If diet, budget or schedule prohibits any of the above activities, send a heartfelt thank-you note to library employees. A warm letter of appreciation is free, calorie-free and only takes minutes to compose.

Colorado Springs, CO: At Pikes Peak Library District, Director Paula Miller sent a creative star‑themed e-mail to all 405 employees to express her appreciation for the staff’s “stellar” work.

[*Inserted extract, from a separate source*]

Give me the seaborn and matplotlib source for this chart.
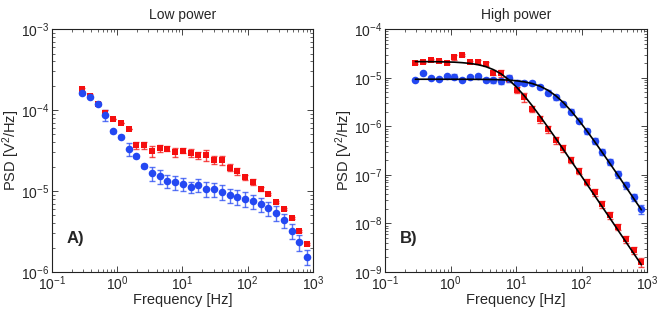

Liverpool, NY: Dorothy Morgan, Business Manager/Administrative Assistant at the Liverpool Public Library, sent the following letter to the New York State Library Assistants’ Association Discussion List:

“I personally thank each and everyone of you for making a difference for library assistants, support staff, clerks (whatever we call ourselves) throughout your state (mine being New York), as well as for the entire country. Sometimes I don’t think you realize how even the small things you do in your very own library in your very own state can impact, change, and make a difference for others. You continue to show proof that this happens all the time. You may not even be aware of how much you make a difference, but you do!

“The involvement and work you do with your professional associations have helped to motivate change with everyone all library workers, other state associations, as well as on a national level with the American Library Association. You should be proud of yourself for ways that you have impacted not only your life but others as well.

It’s time to start planning for next year! We’ve given you plenty of ideas on the NLWD Web site. NLWD will be on Tuesday, April 15, 2008, and National Library Week is April 13–19, 2009.